A man highly esteemed in his neighborhood
was murdered in broad daylight
the murderer the vagabond stole from him
two francs
to be a sprinkled coffee
seventy cents
two buttered tarts
and twenty-five cents for the tip for the boy
It’s terrible
the small sound of a hard egg broken on a pewter countertop
it’s terrible this noise
when it stirs the memory of the man who is hungry.
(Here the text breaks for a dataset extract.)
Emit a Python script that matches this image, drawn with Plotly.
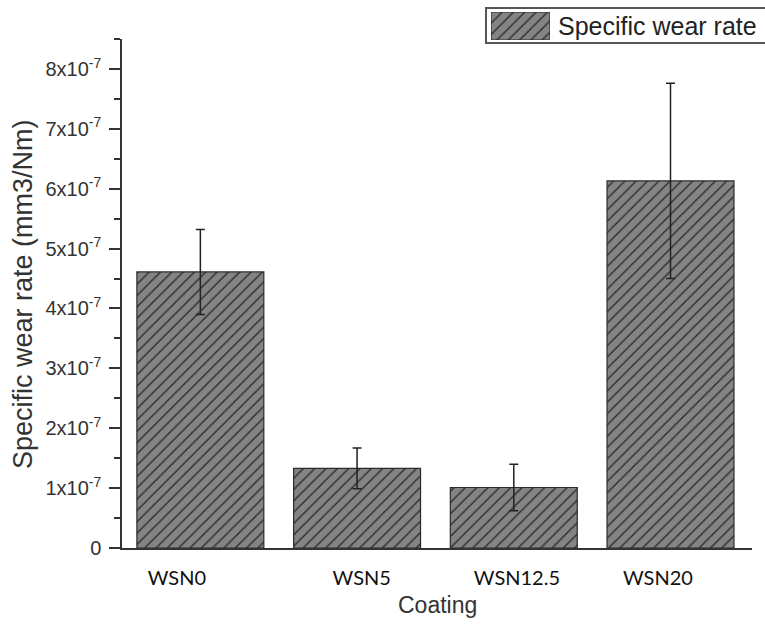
import plotly.graph_objects as go

# ---- data ----
categories = ["WSN0", "WSN5", "WSN12.5", "WSN20"]
wear_rate = [4.61e-7, 1.33e-7, 1.01e-7, 6.13e-7]
wear_err = [0.71e-7, 0.34e-7, 0.39e-7, 1.63e-7]
y_tick_values = [0, 1e-7, 2e-7, 3e-7, 4e-7, 5e-7, 6e-7, 7e-7, 8e-7]
y_tick_labels = ["0"] + [f"{i}x10<sup>-7</sup>" for i in range(1, 9)]
series_name = "Specific wear rate"

# ---- layout helpers ----
W, H = 765, 628
px_x = lambda p: p / W
px_y = lambda p: (H - p) / H
bar_pos = [1, 2, 3, 4]
label_pos = [0.85, 2.03, 3.02, 3.92]   # where the category labels sit

BAR_BG = "#848484"
BAR_FG = "#2b2b2b"
AX = "#333333"
ARIAL = "Liberation Sans, Arial, sans-serif"

pattern = dict(shape="/", size=8, solidity=0.17, fgcolor=BAR_FG, bgcolor=BAR_BG, fillmode="replace")

fig = go.Figure()
fig.add_trace(go.Bar(
    x=bar_pos, y=wear_rate, width=0.81,
    marker=dict(color=BAR_BG, pattern=pattern, line=dict(color=BAR_FG, width=1.2)),
    error_y=dict(type="data", array=wear_err, visible=True, color="#222222", thickness=1.5, width=4.5),
    name=series_name, showlegend=False,
))

# legend swatch on its own small axes
fig.add_trace(go.Bar(
    x=[0], y=[1], width=1, xaxis="x2", yaxis="y2",
    marker=dict(color=BAR_BG, pattern=pattern, line=dict(color=BAR_FG, width=1.2)),
    showlegend=False, hoverinfo="skip",
))

fig.update_layout(
    width=W, height=H,
    margin=dict(l=0, r=0, t=0, b=0, autoexpand=False),
    paper_bgcolor="white", plot_bgcolor="white",
    showlegend=False,
    xaxis=dict(
        domain=[px_x(122), px_x(752)],
        range=[0.5, 4.52], automargin=False,
        tickmode="array", tickvals=label_pos, ticktext=categories,
        ticks="", showgrid=False, zeroline=False,
        showline=True, linecolor=AX, linewidth=1.5,
        tickfont=dict(family="Lato, Open Sans, sans-serif", size=20, color="#111111"),
        ticklabelstandoff=11,
    ),
    yaxis=dict(
        domain=[px_y(548), px_y(39)],
        range=[0, 8.5e-7], automargin=False,
        tickmode="array", tickvals=y_tick_values, ticktext=y_tick_labels,
        ticks="outside", ticklen=11, tickwidth=1.5, tickcolor=AX,
        minor=dict(ticks="outside", ticklen=6, tickwidth=1.5, tickcolor=AX, dtick=0.5e-7, tick0=0),
        showgrid=False, zeroline=False,
        showline=True, linecolor=AX, linewidth=1.5,
        tickfont=dict(family=ARIAL, size=20, color="#333333"),
        ticklabelstandoff=4,
    ),
    xaxis2=dict(domain=[px_x(491), px_x(550)], range=[-0.5, 0.5], visible=False, anchor="y2", automargin=False),
    yaxis2=dict(domain=[px_y(40), px_y(12)], range=[0, 1], visible=False, anchor="x2", automargin=False),
    shapes=[dict(type="rect", xref="paper", yref="paper",
                 x0=px_x(486), x1=px_x(775), y0=px_y(43), y1=px_y(8),
                 line=dict(color="#555555", width=2), fillcolor="rgba(0,0,0,0)", layer="below")],
    annotations=[
        dict(text=series_name, xref="paper", yref="paper", x=px_x(556), y=px_y(26),
             xanchor="left", yanchor="middle", showarrow=False,
             font=dict(family=ARIAL, size=25, color="#222222")),
        dict(text="Coating", xref="paper", yref="paper", x=px_x(437), y=px_y(605),
             xanchor="center", yanchor="middle", showarrow=False,
             font=dict(family=ARIAL, size=23, color="#333333")),
        dict(text="Specific wear rate (mm3/Nm)", xref="paper", yref="paper", x=px_x(23), y=px_y(294),
             xanchor="center", yanchor="middle", textangle=-90, showarrow=False,
             font=dict(family=ARIAL, size=27, color="#333333")),
    ],
)

fig.write_html("out.html")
*La Grasse matinee is an expression for a lazy morning.

NaPoMo Day 29 Translation

Pater Noster
Jacques Prévert
from Paroles
French version here

Our father who art in heaven
Stay there
And we’ll stay here on earth
Which is sometimes so pretty
With its mysteries of New York
And then its mysteries of Paris
Which are well worth those of the trinity
With its small Ourcq canal
Its great wall of China
Its Morlaix river
Its foolishness of Cambrai
With its Pacific ocean
And its two docks at Tuileries
With its good children and bad subjects
With all the wonders of the world
Which are there
Simply on the earth
Offered to everyone
Scattered
Amazed themselves to be such wonders
And which don’t dare admit themselves
Like a pretty young nude girl doesn’t dare show herself
With the appalling horrors of the world
Which are legion
With their legioners
With their torturers
With the masters of this world
The masters with their priests their traitors their troopers
With the seasons
With the years
With the pretty girls and the old jerks
With the rush of misery rotting in the steel of cannons.